■ **Data shown**:
______________________________

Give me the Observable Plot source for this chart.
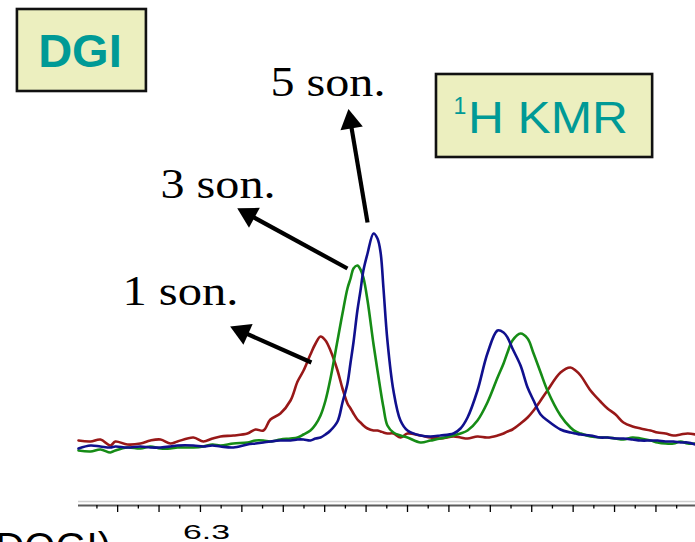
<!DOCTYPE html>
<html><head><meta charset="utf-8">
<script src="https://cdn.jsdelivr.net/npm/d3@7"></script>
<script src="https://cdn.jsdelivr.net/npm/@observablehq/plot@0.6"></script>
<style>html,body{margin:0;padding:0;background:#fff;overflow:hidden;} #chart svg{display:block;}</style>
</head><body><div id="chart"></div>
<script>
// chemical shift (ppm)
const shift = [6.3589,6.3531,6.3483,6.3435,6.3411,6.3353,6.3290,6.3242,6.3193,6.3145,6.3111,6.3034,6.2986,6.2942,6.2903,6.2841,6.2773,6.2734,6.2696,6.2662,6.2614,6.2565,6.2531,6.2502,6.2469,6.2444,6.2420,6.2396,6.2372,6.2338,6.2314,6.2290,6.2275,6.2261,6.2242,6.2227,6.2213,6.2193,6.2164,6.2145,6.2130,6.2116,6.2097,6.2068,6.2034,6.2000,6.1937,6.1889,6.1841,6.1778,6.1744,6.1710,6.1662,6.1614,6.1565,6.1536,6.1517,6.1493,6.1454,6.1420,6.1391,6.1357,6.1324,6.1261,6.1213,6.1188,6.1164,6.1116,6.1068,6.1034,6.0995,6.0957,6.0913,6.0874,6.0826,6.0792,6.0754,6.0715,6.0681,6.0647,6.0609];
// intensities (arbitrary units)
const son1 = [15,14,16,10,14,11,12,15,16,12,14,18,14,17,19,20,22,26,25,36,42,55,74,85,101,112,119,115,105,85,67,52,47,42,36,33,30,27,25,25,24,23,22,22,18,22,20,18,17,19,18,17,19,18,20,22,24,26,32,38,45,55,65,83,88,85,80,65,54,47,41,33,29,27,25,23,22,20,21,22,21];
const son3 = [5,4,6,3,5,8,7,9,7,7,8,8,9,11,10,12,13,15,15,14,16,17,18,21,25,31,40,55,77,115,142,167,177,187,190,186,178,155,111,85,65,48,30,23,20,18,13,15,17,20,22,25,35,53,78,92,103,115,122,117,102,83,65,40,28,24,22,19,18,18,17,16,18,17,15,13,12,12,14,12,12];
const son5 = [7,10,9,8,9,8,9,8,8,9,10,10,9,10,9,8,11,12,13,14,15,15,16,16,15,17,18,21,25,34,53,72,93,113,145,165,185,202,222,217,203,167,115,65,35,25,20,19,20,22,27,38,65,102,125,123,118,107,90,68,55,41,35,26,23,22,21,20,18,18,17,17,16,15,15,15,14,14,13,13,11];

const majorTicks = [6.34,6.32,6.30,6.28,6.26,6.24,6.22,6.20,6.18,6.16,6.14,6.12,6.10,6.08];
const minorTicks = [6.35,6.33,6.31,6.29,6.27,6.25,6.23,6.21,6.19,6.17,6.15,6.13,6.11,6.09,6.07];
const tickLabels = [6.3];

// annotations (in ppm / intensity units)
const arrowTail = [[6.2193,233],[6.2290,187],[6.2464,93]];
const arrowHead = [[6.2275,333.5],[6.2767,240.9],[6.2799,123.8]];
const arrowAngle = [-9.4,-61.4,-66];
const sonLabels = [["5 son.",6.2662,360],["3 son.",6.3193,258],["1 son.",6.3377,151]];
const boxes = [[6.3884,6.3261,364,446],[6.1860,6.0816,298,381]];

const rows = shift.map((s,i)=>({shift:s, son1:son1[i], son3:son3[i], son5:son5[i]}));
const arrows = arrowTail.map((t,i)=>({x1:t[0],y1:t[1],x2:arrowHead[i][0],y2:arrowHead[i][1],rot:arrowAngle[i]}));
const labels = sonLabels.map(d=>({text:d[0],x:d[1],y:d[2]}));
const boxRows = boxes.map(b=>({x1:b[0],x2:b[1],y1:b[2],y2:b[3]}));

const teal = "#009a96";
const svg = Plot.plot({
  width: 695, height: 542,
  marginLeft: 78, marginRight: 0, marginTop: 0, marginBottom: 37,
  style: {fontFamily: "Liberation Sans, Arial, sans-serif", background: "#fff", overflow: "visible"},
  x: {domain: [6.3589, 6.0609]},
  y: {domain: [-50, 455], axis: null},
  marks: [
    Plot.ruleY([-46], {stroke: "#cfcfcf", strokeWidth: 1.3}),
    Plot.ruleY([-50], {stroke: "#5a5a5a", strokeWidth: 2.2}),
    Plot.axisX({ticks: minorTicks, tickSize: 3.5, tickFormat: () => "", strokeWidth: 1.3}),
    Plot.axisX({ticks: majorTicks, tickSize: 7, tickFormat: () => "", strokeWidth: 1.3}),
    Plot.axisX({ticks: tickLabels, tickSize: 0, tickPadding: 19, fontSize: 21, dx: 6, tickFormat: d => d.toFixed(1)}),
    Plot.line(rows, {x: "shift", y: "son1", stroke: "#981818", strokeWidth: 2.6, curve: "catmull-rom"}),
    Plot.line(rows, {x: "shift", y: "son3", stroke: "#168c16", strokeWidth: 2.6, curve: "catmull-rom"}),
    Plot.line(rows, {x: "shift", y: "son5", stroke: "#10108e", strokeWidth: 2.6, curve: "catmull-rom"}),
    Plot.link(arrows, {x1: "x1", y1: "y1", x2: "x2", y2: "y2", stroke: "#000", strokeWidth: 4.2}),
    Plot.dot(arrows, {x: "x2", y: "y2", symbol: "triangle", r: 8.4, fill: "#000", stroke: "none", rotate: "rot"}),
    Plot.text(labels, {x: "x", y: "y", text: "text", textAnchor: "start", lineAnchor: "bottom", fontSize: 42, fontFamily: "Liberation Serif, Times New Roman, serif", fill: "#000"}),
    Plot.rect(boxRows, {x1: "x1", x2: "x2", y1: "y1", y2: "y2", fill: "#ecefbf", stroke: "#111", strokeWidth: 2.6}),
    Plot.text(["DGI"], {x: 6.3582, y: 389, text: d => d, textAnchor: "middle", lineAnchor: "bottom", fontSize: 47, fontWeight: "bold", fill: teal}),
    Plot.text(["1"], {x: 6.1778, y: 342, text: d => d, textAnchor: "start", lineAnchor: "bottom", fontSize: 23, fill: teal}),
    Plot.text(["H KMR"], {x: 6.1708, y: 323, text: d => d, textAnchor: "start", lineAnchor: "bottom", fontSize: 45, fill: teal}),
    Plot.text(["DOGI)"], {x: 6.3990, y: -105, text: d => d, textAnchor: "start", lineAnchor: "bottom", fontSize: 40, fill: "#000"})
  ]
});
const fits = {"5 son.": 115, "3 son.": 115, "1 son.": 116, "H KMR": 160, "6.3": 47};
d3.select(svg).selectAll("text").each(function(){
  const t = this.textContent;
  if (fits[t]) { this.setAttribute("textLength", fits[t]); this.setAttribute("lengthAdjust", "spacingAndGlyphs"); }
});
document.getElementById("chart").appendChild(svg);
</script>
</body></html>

______________________________

■ **What you need to do**: Write out each line of the data exactly; the images should be left out.

■ **Exercise solution**:
Give me the Observable Plot source for this chart.
<!DOCTYPE html>
<html><head><meta charset="utf-8">
<script src="https://cdn.jsdelivr.net/npm/d3@7"></script>
<script src="https://cdn.jsdelivr.net/npm/@observablehq/plot@0.6"></script>
<style>html,body{margin:0;padding:0;background:#fff;overflow:hidden;} #chart svg{display:block;}</style>
</head><body><div id="chart"></div>
<script>
// chemical shift (ppm)
const shift = [6.3589,6.3531,6.3483,6.3435,6.3411,6.3353,6.3290,6.3242,6.3193,6.3145,6.3111,6.3034,6.2986,6.2942,6.2903,6.2841,6.2773,6.2734,6.2696,6.2662,6.2614,6.2565,6.2531,6.2502,6.2469,6.2444,6.2420,6.2396,6.2372,6.2338,6.2314,6.2290,6.2275,6.2261,6.2242,6.2227,6.2213,6.2193,6.2164,6.2145,6.2130,6.2116,6.2097,6.2068,6.2034,6.2000,6.1937,6.1889,6.1841,6.1778,6.1744,6.1710,6.1662,6.1614,6.1565,6.1536,6.1517,6.1493,6.1454,6.1420,6.1391,6.1357,6.1324,6.1261,6.1213,6.1188,6.1164,6.1116,6.1068,6.1034,6.0995,6.0957,6.0913,6.0874,6.0826,6.0792,6.0754,6.0715,6.0681,6.0647,6.0609];
// intensities (arbitrary units)
const son1 = [15,14,16,10,14,11,12,15,16,12,14,18,14,17,19,20,22,26,25,36,42,55,74,85,101,112,119,115,105,85,67,52,47,42,36,33,30,27,25,25,24,23,22,22,18,22,20,18,17,19,18,17,19,18,20,22,24,26,32,38,45,55,65,83,88,85,80,65,54,47,41,33,29,27,25,23,22,20,21,22,21];
const son3 = [5,4,6,3,5,8,7,9,7,7,8,8,9,11,10,12,13,15,15,14,16,17,18,21,25,31,40,55,77,115,142,167,177,187,190,186,178,155,111,85,65,48,30,23,20,18,13,15,17,20,22,25,35,53,78,92,103,115,122,117,102,83,65,40,28,24,22,19,18,18,17,16,18,17,15,13,12,12,14,12,12];
const son5 = [7,10,9,8,9,8,9,8,8,9,10,10,9,10,9,8,11,12,13,14,15,15,16,16,15,17,18,21,25,34,53,72,93,113,145,165,185,202,222,217,203,167,115,65,35,25,20,19,20,22,27,38,65,102,125,123,118,107,90,68,55,41,35,26,23,22,21,20,18,18,17,17,16,15,15,15,14,14,13,13,11];

const majorTicks = [6.34,6.32,6.30,6.28,6.26,6.24,6.22,6.20,6.18,6.16,6.14,6.12,6.10,6.08];
const minorTicks = [6.35,6.33,6.31,6.29,6.27,6.25,6.23,6.21,6.19,6.17,6.15,6.13,6.11,6.09,6.07];
const tickLabels = [6.3];

// annotations (in ppm / intensity units)
const arrowTail = [[6.2193,233],[6.2290,187],[6.2464,93]];
const arrowHead = [[6.2275,333.5],[6.2767,240.9],[6.2799,123.8]];
const arrowAngle = [-9.4,-61.4,-66];
const sonLabels = [["5 son.",6.2662,360],["3 son.",6.3193,258],["1 son.",6.3377,151]];
const boxes = [[6.3884,6.3261,364,446],[6.1860,6.0816,298,381]];

const rows = shift.map((s,i)=>({shift:s, son1:son1[i], son3:son3[i], son5:son5[i]}));
const arrows = arrowTail.map((t,i)=>({x1:t[0],y1:t[1],x2:arrowHead[i][0],y2:arrowHead[i][1],rot:arrowAngle[i]}));
const labels = sonLabels.map(d=>({text:d[0],x:d[1],y:d[2]}));
const boxRows = boxes.map(b=>({x1:b[0],x2:b[1],y1:b[2],y2:b[3]}));

const teal = "#009a96";
const svg = Plot.plot({
  width: 695, height: 542,
  marginLeft: 78, marginRight: 0, marginTop: 0, marginBottom: 37,
  style: {fontFamily: "Liberation Sans, Arial, sans-serif", background: "#fff", overflow: "visible"},
  x: {domain: [6.3589, 6.0609]},
  y: {domain: [-50, 455], axis: null},
  marks: [
    Plot.ruleY([-46], {stroke: "#cfcfcf", strokeWidth: 1.3}),
    Plot.ruleY([-50], {stroke: "#5a5a5a", strokeWidth: 2.2}),
    Plot.axisX({ticks: minorTicks, tickSize: 3.5, tickFormat: () => "", strokeWidth: 1.3}),
    Plot.axisX({ticks: majorTicks, tickSize: 7, tickFormat: () => "", strokeWidth: 1.3}),
    Plot.axisX({ticks: tickLabels, tickSize: 0, tickPadding: 19, fontSize: 21, dx: 6, tickFormat: d => d.toFixed(1)}),
    Plot.line(rows, {x: "shift", y: "son1", stroke: "#981818", strokeWidth: 2.6, curve: "catmull-rom"}),
    Plot.line(rows, {x: "shift", y: "son3", stroke: "#168c16", strokeWidth: 2.6, curve: "catmull-rom"}),
    Plot.line(rows, {x: "shift", y: "son5", stroke: "#10108e", strokeWidth: 2.6, curve: "catmull-rom"}),
    Plot.link(arrows, {x1: "x1", y1: "y1", x2: "x2", y2: "y2", stroke: "#000", strokeWidth: 4.2}),
    Plot.dot(arrows, {x: "x2", y: "y2", symbol: "triangle", r: 8.4, fill: "#000", stroke: "none", rotate: "rot"}),
    Plot.text(labels, {x: "x", y: "y", text: "text", textAnchor: "start", lineAnchor: "bottom", fontSize: 42, fontFamily: "Liberation Serif, Times New Roman, serif", fill: "#000"}),
    Plot.rect(boxRows, {x1: "x1", x2: "x2", y1: "y1", y2: "y2", fill: "#ecefbf", stroke: "#111", strokeWidth: 2.6}),
    Plot.text(["DGI"], {x: 6.3582, y: 389, text: d => d, textAnchor: "middle", lineAnchor: "bottom", fontSize: 47, fontWeight: "bold", fill: teal}),
    Plot.text(["1"], {x: 6.1778, y: 342, text: d => d, textAnchor: "start", lineAnchor: "bottom", fontSize: 23, fill: teal}),
    Plot.text(["H KMR"], {x: 6.1708, y: 323, text: d => d, textAnchor: "start", lineAnchor: "bottom", fontSize: 45, fill: teal}),
    Plot.text(["DOGI)"], {x: 6.3990, y: -105, text: d => d, textAnchor: "start", lineAnchor: "bottom", fontSize: 40, fill: "#000"})
  ]
});
const fits = {"5 son.": 115, "3 son.": 115, "1 son.": 116, "H KMR": 160, "6.3": 47};
d3.select(svg).selectAll("text").each(function(){
  const t = this.textContent;
  if (fits[t]) { this.setAttribute("textLength", fits[t]); this.setAttribute("lengthAdjust", "spacingAndGlyphs"); }
});
document.getElementById("chart").appendChild(svg);
</script>
</body></html>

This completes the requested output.